Normally, the 290,000 jobs the U.S. economy added last month as reported in the April jobs report, would have been the biggest news of last week, but things were not normal, particularly in the stock market, as the Dow industrials fell nearly 6%, the S&P 500 was off 6.3%, and the Nasdaq lost nearly 8%. The currency markets were volatile as well, as the euro fell 4.3% during the week, and bond yields soared in Portugal and Spain; on Sunday, May 9, finance ministers from the European Union met in Brussels in an attempt to stop the bleeding by organizing a “stabilization” fund through the European Central Bank to the 16 euro-zone countries in the EU.
Back in the U.S., Senate floor debate continues on Senator Chris Dodd’s financial services reform bill, the Financial Stability Act of 2010. Arthur D. Postal reports that the Dodd bill’s sponsors hope to have completed work on the bill by Friday, May 14; last week the Congressional Budget Office released the latest cost estimate on the bill.

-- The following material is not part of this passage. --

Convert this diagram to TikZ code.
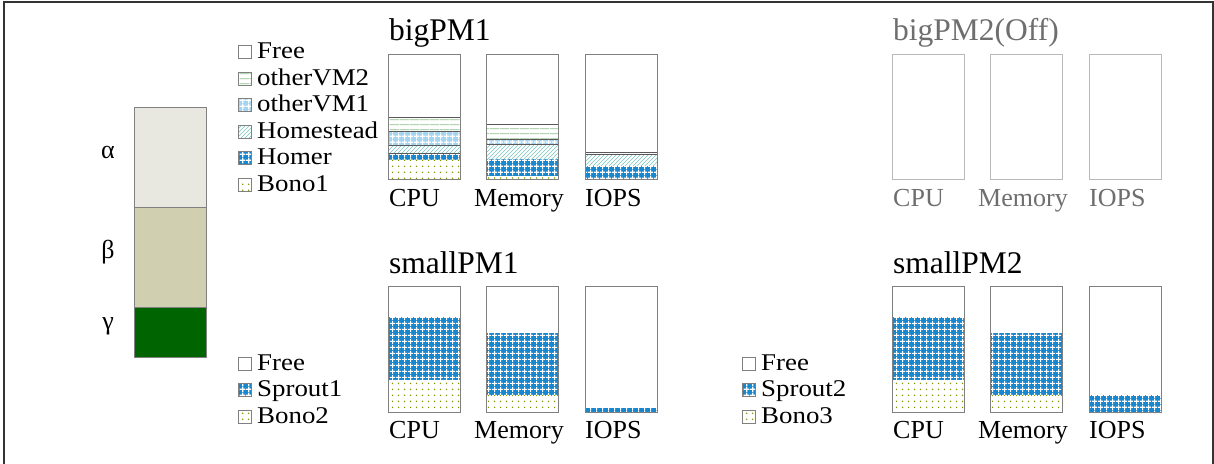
\documentclass[tikz,border=0pt]{standalone}
\usepackage{fontspec}
\setmainfont{Liberation Serif}
\newfontfamily\legfont{Liberation Serif}[FakeStretch=1.12]
\usetikzlibrary{patterns}
\definecolor{homerblue}{RGB}{25,135,205}
\definecolor{vmblue}{RGB}{165,212,240}
\definecolor{vmgreen}{RGB}{140,190,140}
\definecolor{hsteal}{RGB}{120,200,190}
\definecolor{bonodot}{RGB}{130,150,0}
\definecolor{offtext}{RGB}{110,110,110}
\definecolor{offline}{RGB}{185,185,185}
\definecolor{barline}{RGB}{128,128,128}
\definecolor{sepline}{RGB}{90,90,90}
\definecolor{alphac}{RGB}{232,232,224}
\definecolor{betac}{RGB}{208,208,176}
\definecolor{gammac}{RGB}{0,100,0}
\pgfdeclarepatternformonly{bgrid}{\pgfqpoint{0pt}{0pt}}{\pgfqpoint{6pt}{6pt}}{\pgfqpoint{6pt}{6pt}}{%
  \pgfsetlinewidth{1.3pt}%
  \pgfpathmoveto{\pgfqpoint{0pt}{3pt}}\pgfpathlineto{\pgfqpoint{6pt}{3pt}}%
  \pgfpathmoveto{\pgfqpoint{3pt}{0pt}}\pgfpathlineto{\pgfqpoint{3pt}{6pt}}%
  \pgfusepath{stroke}}
\pgfdeclarepatternformonly{hlinesp}{\pgfqpoint{0pt}{0pt}}{\pgfqpoint{10pt}{4.6pt}}{\pgfqpoint{10pt}{4.6pt}}{%
  \pgfsetlinewidth{0.8pt}%
  \pgfpathmoveto{\pgfqpoint{-0.1pt}{2.3pt}}\pgfpathlineto{\pgfqpoint{10.1pt}{2.3pt}}%
  \pgfusepath{stroke}}
\pgfdeclarepatternformonly{dlinesp}{\pgfqpoint{-1pt}{-1pt}}{\pgfqpoint{5pt}{5pt}}{\pgfqpoint{4pt}{4pt}}{%
  \pgfsetlinewidth{0.6pt}%
  \pgfpathmoveto{\pgfqpoint{0pt}{0pt}}\pgfpathlineto{\pgfqpoint{4.1pt}{4.1pt}}%
  \pgfusepath{stroke}}
\pgfdeclarepatternformonly{dotsp}{\pgfqpoint{0pt}{0pt}}{\pgfqpoint{6pt}{6pt}}{\pgfqpoint{6pt}{6pt}}{%
  \pgfpathcircle{\pgfqpoint{3pt}{3pt}}{0.9pt}%
  \pgfusepath{fill}}
\newcommand\barseg[4]{\path[#4] (#1,#2) rectangle ({#1+72},#3);}
\newcommand\sepat[2]{\draw[sep] (#1,#2) -- ({#1+72},#2);}
\tikzset{
  free/.style={fill=white},
  homer/.style={fill=homerblue, postaction={pattern=bgrid, pattern color=white}},
  vmone/.style={fill=vmblue, postaction={pattern=bgrid, pattern color=white}},
  vmtwo/.style={fill=white, postaction={pattern=hlinesp, pattern color=vmgreen}},
  hstead/.style={fill=white, postaction={pattern=dlinesp, pattern color=hsteal}},
  bono/.style={fill=white, postaction={pattern=dotsp, pattern color=bonodot}},
  sep/.style={draw=sepline, line width=0.8pt},
  barframe/.style={draw=barline, line width=0.9pt},
  offframe/.style={draw=offline, line width=0.9pt},
  legsq/.style={draw=barline, line width=0.8pt},
  legtxt/.style={anchor=base west, inner sep=0pt, font=\legfont\fontsize{24}{27}\selectfont},
  title/.style={anchor=base west, inner sep=0pt, font=\fontsize{31.5}{34}\selectfont},
  axlbl/.style={anchor=base west, inner sep=0pt, font=\fontsize{26}{29}\selectfont},
  greek/.style={anchor=base, inner sep=0pt, font=\fontsize{26}{28}\selectfont},
}
\begin{document}
\begin{tikzpicture}[x=1pt,y=-1pt]
\useasboundingbox (0,0) rectangle (1214,463);
% outer frame
\draw[draw=black!80, line width=1.4pt] (4,464) -- (4,2) -- (1213,2) -- (1213,464);
% left stacked bar
\path[fill=alphac] (134,107.5) rectangle (206,207);
\path[fill=betac] (134,207) rectangle (206,307.5);
\path[fill=gammac] (134,307.5) rectangle (206,357.5);
\draw[barline, line width=0.9pt] (134,207) -- (206,207) (134,307.5) -- (206,307.5);
\draw[barframe] (134,107.5) rectangle (206,357.5);
\node[greek] (ga) at (108,158) {α};
\node[greek] (gb) at (108,258) {β};
\node[greek] (gc) at (108,329) {γ};
% legend 1
\foreach \yy/\st/\tx/\nm in {45.5/free/Free/la,72/vmtwo/otherVM2/lb,98.5/vmone/otherVM1/lc,125/hstead/Homestead/ld,151.5/homer/Homer/le,178/bono/Bono1/lf}{
  \path[\st] (238,\yy) rectangle (251,\yy+13);
  \draw[legsq] (238,\yy) rectangle (251,\yy+13);
  \node[legtxt] (\nm) at (257,\yy+13) {\tx};
}
% legend 2
\foreach \yy/\st/\tx/\nm in {357/free/Free/ma,383.5/homer/Sprout1/mb,410/bono/Bono2/mc}{
  \path[\st] (238,\yy) rectangle (251,\yy+13);
  \draw[legsq] (238,\yy) rectangle (251,\yy+13);
  \node[legtxt] (\nm) at (257,\yy+13) {\tx};
}
% legend 3
\foreach \yy/\st/\tx/\nm in {357/free/Free/na,383.5/homer/Sprout2/nb,410/bono/Bono3/nc}{
  \path[\st] (742,\yy) rectangle (755,\yy+13);
  \draw[legsq] (742,\yy) rectangle (755,\yy+13);
  \node[legtxt] (\nm) at (761,\yy+13) {\tx};
}
% bigPM1
\node[title] (t1) at (389,40) {bigPM1};
\barseg{388.5}{54}{117}{free}
\barseg{388.5}{117}{131.5}{vmtwo}
\barseg{388.5}{131.5}{145}{vmone}
\barseg{388.5}{145}{153}{hstead}
\barseg{388.5}{153}{159.5}{homer}
\barseg{388.5}{159.5}{179}{bono}
\sepat{388.5}{117}\sepat{388.5}{131.5}\sepat{388.5}{145}\sepat{388.5}{153}
\draw[barframe] (388.5,54) rectangle (460.5,179);
\barseg{486.5}{54}{124}{free}
\barseg{486.5}{124}{139}{vmtwo}
\barseg{486.5}{139}{144}{vmone}
\barseg{486.5}{144}{159}{hstead}
\barseg{486.5}{159}{176}{homer}
\barseg{486.5}{176}{179}{bono}
\sepat{486.5}{124}\sepat{486.5}{139}\sepat{486.5}{144}
\draw[barframe] (486.5,54) rectangle (558.5,179);
\barseg{585}{54}{152}{free}
\barseg{585}{152}{153.5}{vmtwo}
\barseg{585}{153.5}{155}{vmone}
\barseg{585}{155}{166}{hstead}
\barseg{585}{166}{179}{homer}
\sepat{585}{152}\sepat{585}{154.5}
\draw[barframe] (585,54) rectangle (657,179);
\node[axlbl] (c1) at (389,206) {CPU};
\node[axlbl] (m1) at (474,206) {Memory};
\node[axlbl] (i1) at (585,206) {IOPS};
% bigPM2 (Off)
\node[title, text=offtext] (t2) at (893,40) {bigPM2(Off)};
\draw[offframe] (892,54) rectangle (964,179);
\draw[offframe] (990,54) rectangle (1062,179);
\draw[offframe] (1089,54) rectangle (1161,179);
\node[axlbl, text=offtext] (c2) at (893,206) {CPU};
\node[axlbl, text=offtext] (m2) at (978,206) {Memory};
\node[axlbl, text=offtext] (i2) at (1089,206) {IOPS};
% smallPM1
\node[title] (t3) at (389,273) {smallPM1};
\barseg{388.5}{286}{317}{free}
\barseg{388.5}{317}{380}{homer}
\barseg{388.5}{380}{412}{bono}
\draw[barframe] (388.5,286) rectangle (460.5,412);
\barseg{486.5}{286}{333}{free}
\barseg{486.5}{333}{395.5}{homer}
\barseg{486.5}{395.5}{412}{bono}
\draw[barframe] (486.5,286) rectangle (558.5,412);
\barseg{585}{286}{408}{free}
\barseg{585}{408}{412}{homer}
\draw[barframe] (585,286) rectangle (657,412);
\node[axlbl] (c3) at (389,438) {CPU};
\node[axlbl] (m3) at (474,438) {Memory};
\node[axlbl] (i3) at (585,438) {IOPS};
% smallPM2
\node[title] (t4) at (893,273) {smallPM2};
\barseg{892}{286}{317}{free}
\barseg{892}{317}{380}{homer}
\barseg{892}{380}{412}{bono}
\draw[barframe] (892,286) rectangle (964,412);
\barseg{990}{286}{333}{free}
\barseg{990}{333}{395.5}{homer}
\barseg{990}{395.5}{412}{bono}
\draw[barframe] (990,286) rectangle (1062,412);
\barseg{1089}{286}{395}{free}
\barseg{1089}{395}{412}{homer}
\draw[barframe] (1089,286) rectangle (1161,412);
\node[axlbl] (c4) at (893,438) {CPU};
\node[axlbl] (m4) at (978,438) {Memory};
\node[axlbl] (i4) at (1089,438) {IOPS};
\end{tikzpicture}
\end{document}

The House Financial Services Committee’s Subcommittee on Oversight and Investigations holds a hearing May 11 on TARP oversight and warrant repurchases; that same afternoon, the Committee’s Subcommittee on Capital Markets, Insurance, and Government Sponsored Enterprises holds a hearing on last week’s stock market plunge; and on May 12, Barney Frank’s Subcommittee on Oversight and Investigations and the Subcommittee on Housing and Community Opportunity holds a hearing on Minorities and Women in Financial Regulatory Reform.